> **GOAL OF THE EXERCISE**
Leave out the pictures and set down exactly the lines from the start of the listing through the one with "s.set_linewidth(1.2)", both included.

> **SOURCE EXCERPT**
========
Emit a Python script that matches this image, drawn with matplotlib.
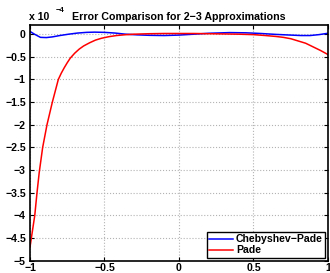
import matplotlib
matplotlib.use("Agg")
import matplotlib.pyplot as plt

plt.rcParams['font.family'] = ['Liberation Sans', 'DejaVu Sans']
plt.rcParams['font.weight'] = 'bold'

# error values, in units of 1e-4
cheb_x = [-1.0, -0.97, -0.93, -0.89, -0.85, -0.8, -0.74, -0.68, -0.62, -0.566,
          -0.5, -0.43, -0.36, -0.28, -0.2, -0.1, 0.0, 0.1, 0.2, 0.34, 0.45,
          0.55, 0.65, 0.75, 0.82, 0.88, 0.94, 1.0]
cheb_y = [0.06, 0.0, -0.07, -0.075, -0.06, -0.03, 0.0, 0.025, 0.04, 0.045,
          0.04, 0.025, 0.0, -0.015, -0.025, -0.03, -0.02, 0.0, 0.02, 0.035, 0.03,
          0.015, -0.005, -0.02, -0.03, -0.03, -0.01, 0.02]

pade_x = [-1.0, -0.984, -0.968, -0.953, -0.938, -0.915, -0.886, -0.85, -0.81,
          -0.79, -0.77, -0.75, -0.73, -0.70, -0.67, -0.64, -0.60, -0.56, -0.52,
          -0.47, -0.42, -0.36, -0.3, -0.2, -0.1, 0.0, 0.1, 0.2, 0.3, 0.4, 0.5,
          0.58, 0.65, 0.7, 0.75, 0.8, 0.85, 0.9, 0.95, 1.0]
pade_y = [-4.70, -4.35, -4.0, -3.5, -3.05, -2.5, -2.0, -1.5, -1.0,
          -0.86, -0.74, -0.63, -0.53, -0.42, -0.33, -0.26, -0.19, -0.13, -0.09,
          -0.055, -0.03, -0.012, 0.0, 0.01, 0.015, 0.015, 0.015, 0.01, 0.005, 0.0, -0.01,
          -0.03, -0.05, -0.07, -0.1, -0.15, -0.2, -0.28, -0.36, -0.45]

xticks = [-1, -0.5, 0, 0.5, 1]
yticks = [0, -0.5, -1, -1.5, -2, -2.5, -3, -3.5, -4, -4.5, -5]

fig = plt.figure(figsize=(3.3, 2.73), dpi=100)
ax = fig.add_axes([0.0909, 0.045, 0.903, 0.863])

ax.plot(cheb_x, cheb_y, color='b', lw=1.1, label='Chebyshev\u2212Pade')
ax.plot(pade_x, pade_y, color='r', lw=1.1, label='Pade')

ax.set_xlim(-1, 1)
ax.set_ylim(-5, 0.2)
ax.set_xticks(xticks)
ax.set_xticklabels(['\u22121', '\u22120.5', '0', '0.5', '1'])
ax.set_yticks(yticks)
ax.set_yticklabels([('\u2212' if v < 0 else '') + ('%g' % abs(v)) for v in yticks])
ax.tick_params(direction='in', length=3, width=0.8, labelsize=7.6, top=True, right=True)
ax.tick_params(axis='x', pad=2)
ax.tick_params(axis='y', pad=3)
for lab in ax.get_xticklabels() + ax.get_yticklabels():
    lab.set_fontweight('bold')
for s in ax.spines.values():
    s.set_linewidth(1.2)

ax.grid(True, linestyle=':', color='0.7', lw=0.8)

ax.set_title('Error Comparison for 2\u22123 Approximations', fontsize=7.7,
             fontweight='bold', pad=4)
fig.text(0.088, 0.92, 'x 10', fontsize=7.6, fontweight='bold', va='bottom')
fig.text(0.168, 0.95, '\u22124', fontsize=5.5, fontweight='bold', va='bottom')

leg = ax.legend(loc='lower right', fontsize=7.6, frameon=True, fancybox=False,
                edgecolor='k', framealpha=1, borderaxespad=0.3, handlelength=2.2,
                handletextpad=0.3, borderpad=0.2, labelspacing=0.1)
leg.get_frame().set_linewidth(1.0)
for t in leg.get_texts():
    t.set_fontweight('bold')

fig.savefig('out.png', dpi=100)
========
> **FULL SOLUTION**
Emit a Python script that matches this image, drawn with matplotlib.
import matplotlib
matplotlib.use("Agg")
import matplotlib.pyplot as plt

plt.rcParams['font.family'] = ['Liberation Sans', 'DejaVu Sans']
plt.rcParams['font.weight'] = 'bold'

# error values, in units of 1e-4
cheb_x = [-1.0, -0.97, -0.93, -0.89, -0.85, -0.8, -0.74, -0.68, -0.62, -0.566,
          -0.5, -0.43, -0.36, -0.28, -0.2, -0.1, 0.0, 0.1, 0.2, 0.34, 0.45,
          0.55, 0.65, 0.75, 0.82, 0.88, 0.94, 1.0]
cheb_y = [0.06, 0.0, -0.07, -0.075, -0.06, -0.03, 0.0, 0.025, 0.04, 0.045,
          0.04, 0.025, 0.0, -0.015, -0.025, -0.03, -0.02, 0.0, 0.02, 0.035, 0.03,
          0.015, -0.005, -0.02, -0.03, -0.03, -0.01, 0.02]

pade_x = [-1.0, -0.984, -0.968, -0.953, -0.938, -0.915, -0.886, -0.85, -0.81,
          -0.79, -0.77, -0.75, -0.73, -0.70, -0.67, -0.64, -0.60, -0.56, -0.52,
          -0.47, -0.42, -0.36, -0.3, -0.2, -0.1, 0.0, 0.1, 0.2, 0.3, 0.4, 0.5,
          0.58, 0.65, 0.7, 0.75, 0.8, 0.85, 0.9, 0.95, 1.0]
pade_y = [-4.70, -4.35, -4.0, -3.5, -3.05, -2.5, -2.0, -1.5, -1.0,
          -0.86, -0.74, -0.63, -0.53, -0.42, -0.33, -0.26, -0.19, -0.13, -0.09,
          -0.055, -0.03, -0.012, 0.0, 0.01, 0.015, 0.015, 0.015, 0.01, 0.005, 0.0, -0.01,
          -0.03, -0.05, -0.07, -0.1, -0.15, -0.2, -0.28, -0.36, -0.45]

xticks = [-1, -0.5, 0, 0.5, 1]
yticks = [0, -0.5, -1, -1.5, -2, -2.5, -3, -3.5, -4, -4.5, -5]

fig = plt.figure(figsize=(3.3, 2.73), dpi=100)
ax = fig.add_axes([0.0909, 0.045, 0.903, 0.863])

ax.plot(cheb_x, cheb_y, color='b', lw=1.1, label='Chebyshev\u2212Pade')
ax.plot(pade_x, pade_y, color='r', lw=1.1, label='Pade')

ax.set_xlim(-1, 1)
ax.set_ylim(-5, 0.2)
ax.set_xticks(xticks)
ax.set_xticklabels(['\u22121', '\u22120.5', '0', '0.5', '1'])
ax.set_yticks(yticks)
ax.set_yticklabels([('\u2212' if v < 0 else '') + ('%g' % abs(v)) for v in yticks])
ax.tick_params(direction='in', length=3, width=0.8, labelsize=7.6, top=True, right=True)
ax.tick_params(axis='x', pad=2)
ax.tick_params(axis='y', pad=3)
for lab in ax.get_xticklabels() + ax.get_yticklabels():
    lab.set_fontweight('bold')
for s in ax.spines.values():
    s.set_linewidth(1.2)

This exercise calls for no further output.